Em razão da baixa densidade demográfica, o leite e seus derivados precisam viajar muito para chegar ao mercado consumidor, o que eleva os custos logísticos. Pelo fato de a produção ser pequena e ainda muito dispersa, o consumo per capita de leite em pó na região é o mais elevado do país. No geral, é a região de menor consumo de leite e derivados do país, o que, por outro lado, representa vantagem competitiva para o produtor e a indústria de leite da região Norte.
O desafio para se obter um leite com qualidade na região é bastante grande. As instalações ainda são inadequadas. Os locais de ordenha muitas vezes não são calçados e faltam até mesmo abrigos para a ordenha nos dias de chuva. A mão-de-obra é ainda muito pouco preparada. As distâncias das fazendas até a chegada do leite às fábricas são grandes. Há muitos problemas com as estradas e muitas propriedades ainda não dispõem de energia elétrica. O setor público tem um grande “dever de casa”, que é melhorar a infraestrutura das principais regiões produtoras, capaz de proporcionar melhores condições para o produtor e a indústria.
O serviço público de assistência técnica está representado em toda a região. Como nos demais Estados da federação faltam, porém, recursos, embora se constate a presença de muitos técnicos comprometidos e dedicados dentro destes órgãos. Em Porto Velho e Belém, localizam-se duas unidades da Embrapa, Agro Florestal e Amazônia Oriental, respectivamente, que se têm dedicado a trabalhos em benefício da produção leiteira nos Estados-sede (Rondônia e Pará) e mesmo nos Estados vizinhos. A Universidade também tem papel importante na divulgação de tecnologias de produção técnica e gerencial aos diversos segmentos da cadeia. É o caso da Universidade Federal Rural da Amazônia (UFRA), que tem sua unidade principal em Belém e tem formado pessoal com bom conhecimento na atividade leiteira. O Senar e o Sebrae também desenvolvem ações de interesse para o desenvolvimento do setor leiteiro. Algumas empresas privadas promovem, através de seus técnicos, algum tipo de suporte ao produtor, principalmente voltados para a melhoria da qualidade. O programa Balde Cheio, da Embrapa Sudeste, atua na assistência técnica e gerencial de grupos de produtores em alguns Estados do Norte.

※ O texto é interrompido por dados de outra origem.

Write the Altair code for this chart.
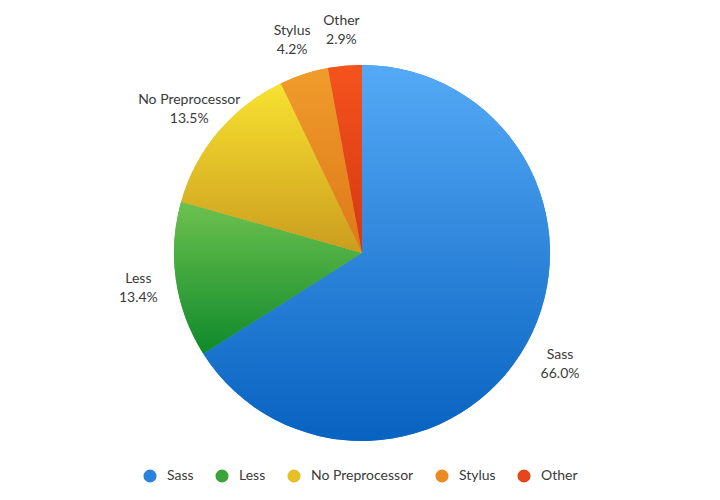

Faz-se necessária uma ação conjugada das empresas e instituições focadas no desenvolvimento dos produtores. As indústrias precisam trabalhar com muito critério a coleta e a qualidade do leite. O setor se ressente da falta de melhor infraestrutura, responsabilidade intransferível do poder público, que impõe obstáculos à viabilização dos necessários ganhos logísticos e de qualidade. Falta também uma maior representatividade regional ao setor, cuja ausência dificulta a obtenção de fortalecimento da cadeia produtiva e melhorias estratégicas.
Em resumo, são muitas as oportunidades que se abrem ao setor leiteiro na região Norte, mas, em igual proporção, são grandes os desafios a serem enfrentados.